The new norms will enable the listing and trading of REITs and InvITs as any other security on the stock exchanges and help create new platforms for raising of funds by real estate and infrastructure companies. These new investment avenues will reduce the pressure on the banking system while making available fresh equity in the form of long-term finance from foreign and domestic sources.

Experts estimate real estate trusts to attract funds worth $8-10 billion.

REITs are similar to mutual funds. They collect money from investors and put them in real estate assets, including commercial projects such as office buildings, malls, hotels and housing complexes.

Investors in REIT earn through both dividend and wealth accumulation (capital appreciation of the underlying property). The rent collected from a property is paid to investors as dividend.

However, small investors would have to wait for some time before they are allowed to invest in these products as the minimum investment amount for REITs has been fixed at Rs 2 lakh and at Rs 10 lakh for InvITs, given the complex nature and potential risks associated with them.

InvITs are expected to create investment avenues to fund the country’s huge infrastructure requirements over the next few years.

Draft guidelines for both REITs and InvITs were earlier put in public domain by Sebi for comments. Sebi chairman U. K. Sinha said the regulator decided to reduce the minimum asset size for REITs to Rs 500 crore from Rs 1000 crore, according to the demand of the industry. While multiple sponsors have also been allowed, the minimum initial offer size has been kept at Rs 250 crore with a minimum public float of 25 per cent.
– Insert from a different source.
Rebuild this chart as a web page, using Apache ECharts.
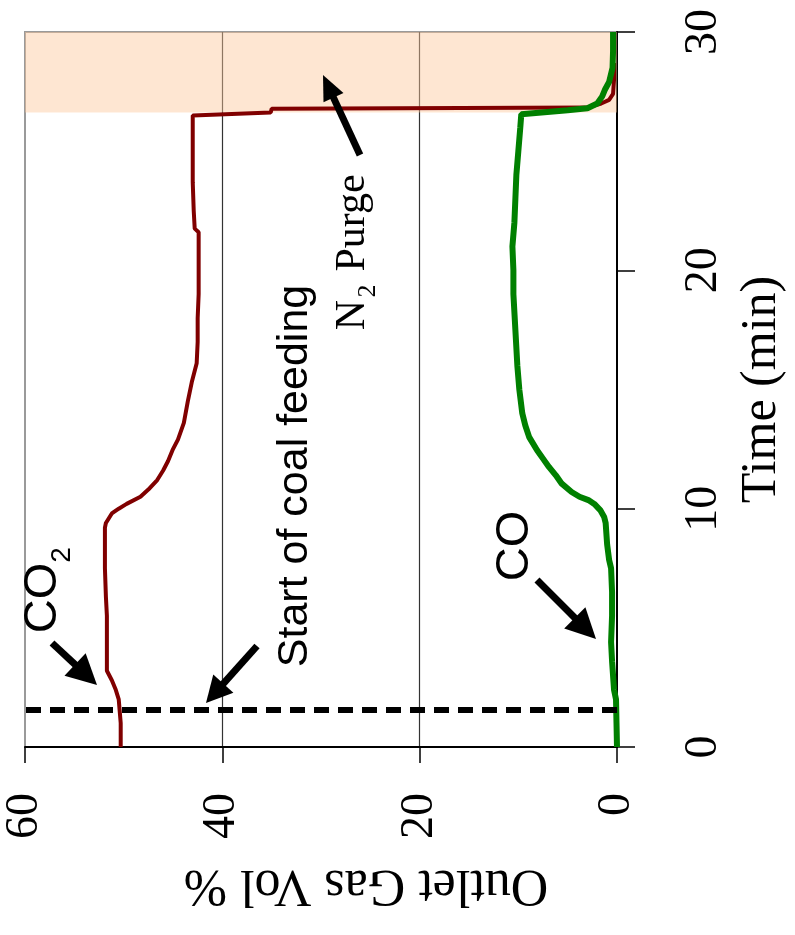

Further, the sponsors must have a mandatory holding of 25 per cent in REIT units for three years and continuous holding of 15 per cent thereafter. Multiple sponsors will be allowed to hold the mandatory holding together.

According to the Sebi norms, an InvIT will have to be set up as a trust and registered with the market regulator. It shall have entities such as trustees, sponsors, investment managers and project managers. InvITs shall invest in infrastructure projects, either directly or through special purpose vehicles (SPVs). For public-private projects, such investments shall only be through SPVs.

In his first interaction with the Sebi board after assuming charge as finance minister in May, Jaitley asked the regulator to be vigilant about violations in the marketplace and suggested more measures to attract retail investors and address their grievances.

The Sebi chief indicated that certain changes or amendments and additional guidelines would be required for the development of REITs and InvITs in India. These include allowing foreign investment into the units of REITs and InvITs at the time of IPO and for acquisition from secondary markets.

Changes are also necessary to let insurance companies, pension funds and provident funds to invest in these products.